March 06, 2004

The Code of the Brewsters

Ian Hamet has become well known for his essays on the great movie directors; today he's branched out a bit, and posted a lengthy and informative disquisition about the early 20th century drama critic and cultural observer Mortimer Brewster, whom he touts as a forerunner of our own Terry Teachout.

Much of Hamet's essay is taken up with the disturbing scandals that plagued Brewster's life, including his 1940 conviction for serial murder. Brewster never confessed to the crimes, and indeed was supported in his claims by his wife of two years, Elaine Harper. He was eventually released from prison in 1946, and disappeared--with Elaine--to lead a quiet life in the Far East.

I'm less interested in the various Brewster scandals, however, than in Hamet's disturbing misrepresentation of Elaine Harper. As is well-known (he published no less than five books on the subject), Mortimer Brewster was no friend to matrimony; indeed, Elaine Harper was clearly an exceptional woman to not only catch such a confirmed bachelor and man-about-town, but also to keep him. Hamet says of her,

One gets the impression that she actually accepted Mortimer's views and would have lived with him under any arrangement he demanded.

Now, I must say that this seems highly unlikely. For Brewster to marry, given his published views, was to expose himself to public ridicule. Surely if Elaine Harper had been willing to enter into some less formal arrangement, Brewster would have taken advantage of it?

It is true, I grant you, that the young Mrs. Brewster completed the unfinished manuscript of her husband's fifth book on marriage, Mind over Matrimony, and saw it into publication; but what else could she do, with her husband being in prison at the time for a string of murders he may not have committed, and all the legal expenses to pay?

In short, I simply cannot buy Hamet's portrayal of this loving, loyal minister's daughter as some kind of potential libertine-in-waiting. Rather, I would prefer to think of her as an old-fashioned girl who stood by her man, right or wrong.

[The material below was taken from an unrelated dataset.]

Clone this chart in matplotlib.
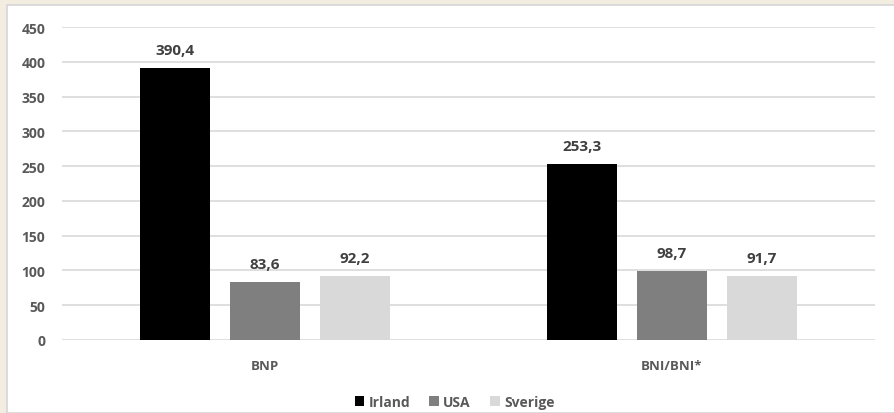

Beyond that, I found Hamet's narrative to be both informative and compelling, and I commend it to anyone with an interest in the dramatic scandals of the 1930's and '40's.

Posted by Will Duquette at March 6, 2004 02:10 PM

Phil said:

Again and again I've put off commenting on this post. No longer.

Whenever I see this post I think, "Is talking about a relation of W. G. Podehouse's Wertrum Brooster?"